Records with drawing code
= = = = = = =

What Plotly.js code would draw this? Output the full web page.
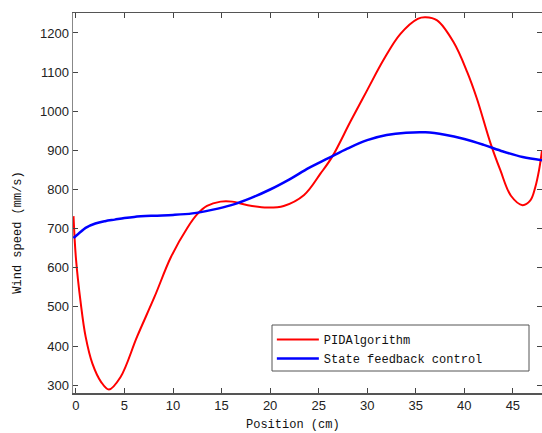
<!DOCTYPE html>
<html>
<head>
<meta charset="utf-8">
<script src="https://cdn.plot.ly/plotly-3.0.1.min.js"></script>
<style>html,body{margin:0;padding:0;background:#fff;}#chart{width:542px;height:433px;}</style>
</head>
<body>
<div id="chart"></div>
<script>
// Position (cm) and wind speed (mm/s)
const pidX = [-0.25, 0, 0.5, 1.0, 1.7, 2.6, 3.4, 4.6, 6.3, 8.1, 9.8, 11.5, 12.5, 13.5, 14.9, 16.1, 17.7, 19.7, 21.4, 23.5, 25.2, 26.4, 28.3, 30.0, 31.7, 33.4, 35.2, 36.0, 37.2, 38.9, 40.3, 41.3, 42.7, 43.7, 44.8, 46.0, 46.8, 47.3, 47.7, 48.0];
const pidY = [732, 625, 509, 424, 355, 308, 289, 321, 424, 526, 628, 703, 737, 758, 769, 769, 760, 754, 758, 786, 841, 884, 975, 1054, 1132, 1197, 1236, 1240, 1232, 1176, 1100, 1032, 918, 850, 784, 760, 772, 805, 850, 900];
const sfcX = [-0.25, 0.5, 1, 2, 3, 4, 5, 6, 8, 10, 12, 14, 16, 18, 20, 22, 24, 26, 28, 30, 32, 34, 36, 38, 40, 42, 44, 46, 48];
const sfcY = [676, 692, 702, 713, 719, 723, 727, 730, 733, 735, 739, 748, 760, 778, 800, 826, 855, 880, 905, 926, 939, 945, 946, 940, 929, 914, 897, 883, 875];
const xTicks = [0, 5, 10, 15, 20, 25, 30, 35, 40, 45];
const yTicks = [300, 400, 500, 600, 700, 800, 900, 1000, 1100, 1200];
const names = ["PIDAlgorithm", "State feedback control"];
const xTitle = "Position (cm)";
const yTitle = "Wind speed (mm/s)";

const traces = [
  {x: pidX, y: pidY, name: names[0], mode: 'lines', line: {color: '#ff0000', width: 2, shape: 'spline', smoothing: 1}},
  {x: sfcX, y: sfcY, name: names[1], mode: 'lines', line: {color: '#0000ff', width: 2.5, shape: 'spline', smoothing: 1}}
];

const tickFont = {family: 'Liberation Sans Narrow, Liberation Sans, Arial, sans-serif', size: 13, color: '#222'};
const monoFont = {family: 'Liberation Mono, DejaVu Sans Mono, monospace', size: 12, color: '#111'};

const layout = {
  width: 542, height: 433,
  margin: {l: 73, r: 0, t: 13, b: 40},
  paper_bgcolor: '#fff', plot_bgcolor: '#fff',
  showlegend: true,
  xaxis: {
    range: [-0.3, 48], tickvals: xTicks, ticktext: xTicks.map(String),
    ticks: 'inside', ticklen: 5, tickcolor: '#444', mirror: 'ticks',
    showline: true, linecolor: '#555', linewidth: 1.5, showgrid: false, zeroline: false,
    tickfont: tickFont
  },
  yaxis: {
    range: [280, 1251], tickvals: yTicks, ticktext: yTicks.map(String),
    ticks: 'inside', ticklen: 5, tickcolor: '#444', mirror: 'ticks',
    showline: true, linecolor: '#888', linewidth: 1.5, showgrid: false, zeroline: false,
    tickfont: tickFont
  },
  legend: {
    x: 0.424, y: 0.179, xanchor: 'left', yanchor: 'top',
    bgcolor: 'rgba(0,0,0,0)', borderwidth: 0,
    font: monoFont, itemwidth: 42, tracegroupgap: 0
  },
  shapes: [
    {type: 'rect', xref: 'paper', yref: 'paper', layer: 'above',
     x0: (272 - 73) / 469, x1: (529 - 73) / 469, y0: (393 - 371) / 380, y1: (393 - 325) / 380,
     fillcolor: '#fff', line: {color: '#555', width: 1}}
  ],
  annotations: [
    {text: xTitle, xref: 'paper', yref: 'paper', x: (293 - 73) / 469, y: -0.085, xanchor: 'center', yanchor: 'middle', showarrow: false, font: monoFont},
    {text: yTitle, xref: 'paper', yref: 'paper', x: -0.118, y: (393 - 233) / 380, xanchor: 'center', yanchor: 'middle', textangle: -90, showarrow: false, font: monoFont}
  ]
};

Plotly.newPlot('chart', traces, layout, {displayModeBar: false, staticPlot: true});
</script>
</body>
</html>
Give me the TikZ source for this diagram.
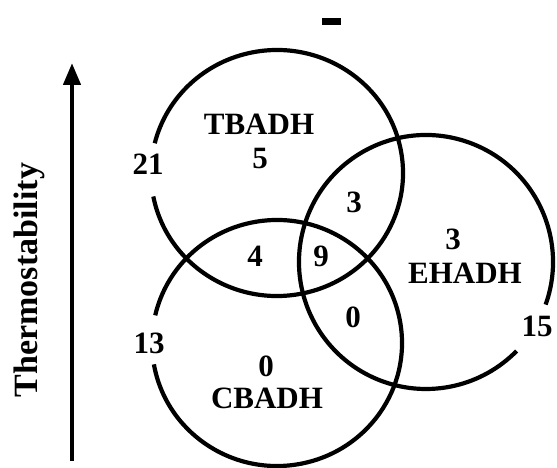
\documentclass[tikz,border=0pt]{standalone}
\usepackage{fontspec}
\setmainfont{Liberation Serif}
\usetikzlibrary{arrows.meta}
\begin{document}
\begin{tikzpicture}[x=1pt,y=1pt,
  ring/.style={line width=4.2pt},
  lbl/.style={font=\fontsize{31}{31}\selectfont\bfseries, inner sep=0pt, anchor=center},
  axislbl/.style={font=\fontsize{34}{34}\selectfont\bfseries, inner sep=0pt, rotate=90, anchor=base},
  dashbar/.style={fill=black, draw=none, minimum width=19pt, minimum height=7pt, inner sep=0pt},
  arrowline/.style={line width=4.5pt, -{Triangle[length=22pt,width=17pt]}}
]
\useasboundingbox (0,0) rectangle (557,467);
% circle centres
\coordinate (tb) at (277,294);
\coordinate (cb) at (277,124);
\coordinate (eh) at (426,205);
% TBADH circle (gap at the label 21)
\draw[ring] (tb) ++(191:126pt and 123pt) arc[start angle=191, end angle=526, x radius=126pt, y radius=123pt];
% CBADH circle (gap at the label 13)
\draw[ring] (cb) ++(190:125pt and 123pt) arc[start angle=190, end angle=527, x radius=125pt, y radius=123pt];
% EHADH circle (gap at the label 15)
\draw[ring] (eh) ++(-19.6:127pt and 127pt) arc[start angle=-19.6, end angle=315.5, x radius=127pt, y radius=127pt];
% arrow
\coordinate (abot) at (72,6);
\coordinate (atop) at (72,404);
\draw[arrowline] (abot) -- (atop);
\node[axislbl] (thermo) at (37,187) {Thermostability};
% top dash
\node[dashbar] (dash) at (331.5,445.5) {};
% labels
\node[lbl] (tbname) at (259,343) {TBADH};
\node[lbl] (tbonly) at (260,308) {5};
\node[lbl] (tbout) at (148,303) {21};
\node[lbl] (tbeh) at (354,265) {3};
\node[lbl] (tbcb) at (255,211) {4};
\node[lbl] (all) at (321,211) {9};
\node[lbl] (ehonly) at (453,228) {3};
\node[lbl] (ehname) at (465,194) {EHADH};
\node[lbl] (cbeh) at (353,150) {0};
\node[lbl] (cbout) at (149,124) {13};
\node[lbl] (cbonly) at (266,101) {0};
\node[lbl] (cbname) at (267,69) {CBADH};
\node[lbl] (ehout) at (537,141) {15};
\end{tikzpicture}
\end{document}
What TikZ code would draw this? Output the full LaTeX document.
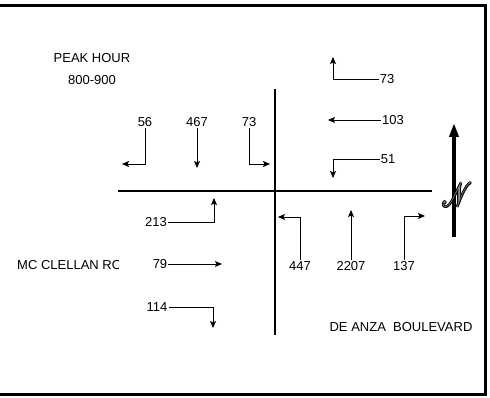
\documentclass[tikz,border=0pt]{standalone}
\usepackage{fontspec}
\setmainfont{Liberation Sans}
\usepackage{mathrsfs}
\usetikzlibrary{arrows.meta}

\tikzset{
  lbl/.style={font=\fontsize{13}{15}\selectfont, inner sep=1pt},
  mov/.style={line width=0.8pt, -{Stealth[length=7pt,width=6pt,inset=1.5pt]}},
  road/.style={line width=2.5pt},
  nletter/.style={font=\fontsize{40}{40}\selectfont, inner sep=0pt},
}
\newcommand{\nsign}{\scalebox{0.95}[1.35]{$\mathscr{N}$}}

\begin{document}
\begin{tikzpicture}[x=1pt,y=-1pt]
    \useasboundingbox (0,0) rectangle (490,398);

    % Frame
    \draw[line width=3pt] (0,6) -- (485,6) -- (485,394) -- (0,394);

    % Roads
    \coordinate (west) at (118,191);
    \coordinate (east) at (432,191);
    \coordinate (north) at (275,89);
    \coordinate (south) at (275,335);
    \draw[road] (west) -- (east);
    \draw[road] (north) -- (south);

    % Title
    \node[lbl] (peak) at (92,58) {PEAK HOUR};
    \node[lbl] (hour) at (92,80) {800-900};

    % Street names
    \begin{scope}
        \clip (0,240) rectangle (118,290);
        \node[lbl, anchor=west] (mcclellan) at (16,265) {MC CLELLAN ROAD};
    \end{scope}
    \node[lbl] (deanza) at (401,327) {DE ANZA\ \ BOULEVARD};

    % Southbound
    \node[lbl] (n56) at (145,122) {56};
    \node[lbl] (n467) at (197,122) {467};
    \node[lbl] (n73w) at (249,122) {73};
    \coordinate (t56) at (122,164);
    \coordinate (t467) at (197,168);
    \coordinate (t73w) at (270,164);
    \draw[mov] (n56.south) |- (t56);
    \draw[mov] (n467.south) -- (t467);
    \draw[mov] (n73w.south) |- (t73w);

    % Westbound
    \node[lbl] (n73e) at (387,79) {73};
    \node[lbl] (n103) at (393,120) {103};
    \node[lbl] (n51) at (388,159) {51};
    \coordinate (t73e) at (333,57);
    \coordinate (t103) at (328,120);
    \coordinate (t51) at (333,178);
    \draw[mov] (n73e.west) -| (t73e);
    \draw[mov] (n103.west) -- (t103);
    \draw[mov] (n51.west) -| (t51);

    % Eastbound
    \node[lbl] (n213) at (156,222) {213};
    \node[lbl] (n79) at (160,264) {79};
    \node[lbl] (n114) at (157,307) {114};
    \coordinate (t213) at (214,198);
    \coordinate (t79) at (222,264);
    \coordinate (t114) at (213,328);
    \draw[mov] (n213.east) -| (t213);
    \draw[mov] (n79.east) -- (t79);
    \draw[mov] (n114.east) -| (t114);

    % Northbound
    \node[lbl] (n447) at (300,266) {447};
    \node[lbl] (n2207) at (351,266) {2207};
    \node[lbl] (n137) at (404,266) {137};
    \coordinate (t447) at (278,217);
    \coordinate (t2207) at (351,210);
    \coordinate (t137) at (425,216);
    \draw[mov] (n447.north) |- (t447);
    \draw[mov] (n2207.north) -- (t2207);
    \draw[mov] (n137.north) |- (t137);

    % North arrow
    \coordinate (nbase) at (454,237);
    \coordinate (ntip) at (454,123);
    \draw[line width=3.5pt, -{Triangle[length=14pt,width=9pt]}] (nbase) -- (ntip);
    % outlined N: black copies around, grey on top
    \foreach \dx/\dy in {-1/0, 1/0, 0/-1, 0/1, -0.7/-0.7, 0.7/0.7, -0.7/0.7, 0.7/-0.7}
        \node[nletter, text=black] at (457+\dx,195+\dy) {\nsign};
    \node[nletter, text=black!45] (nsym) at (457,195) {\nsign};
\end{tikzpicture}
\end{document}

= = = = = = =

* _DIRECTIONS_
List all lines above in which the string "this" appears.

* _COMPLETED TASK_
What Plotly.js code would draw this? Output the full web page.
Give me the TikZ source for this diagram.
What TikZ code would draw this? Output the full LaTeX document.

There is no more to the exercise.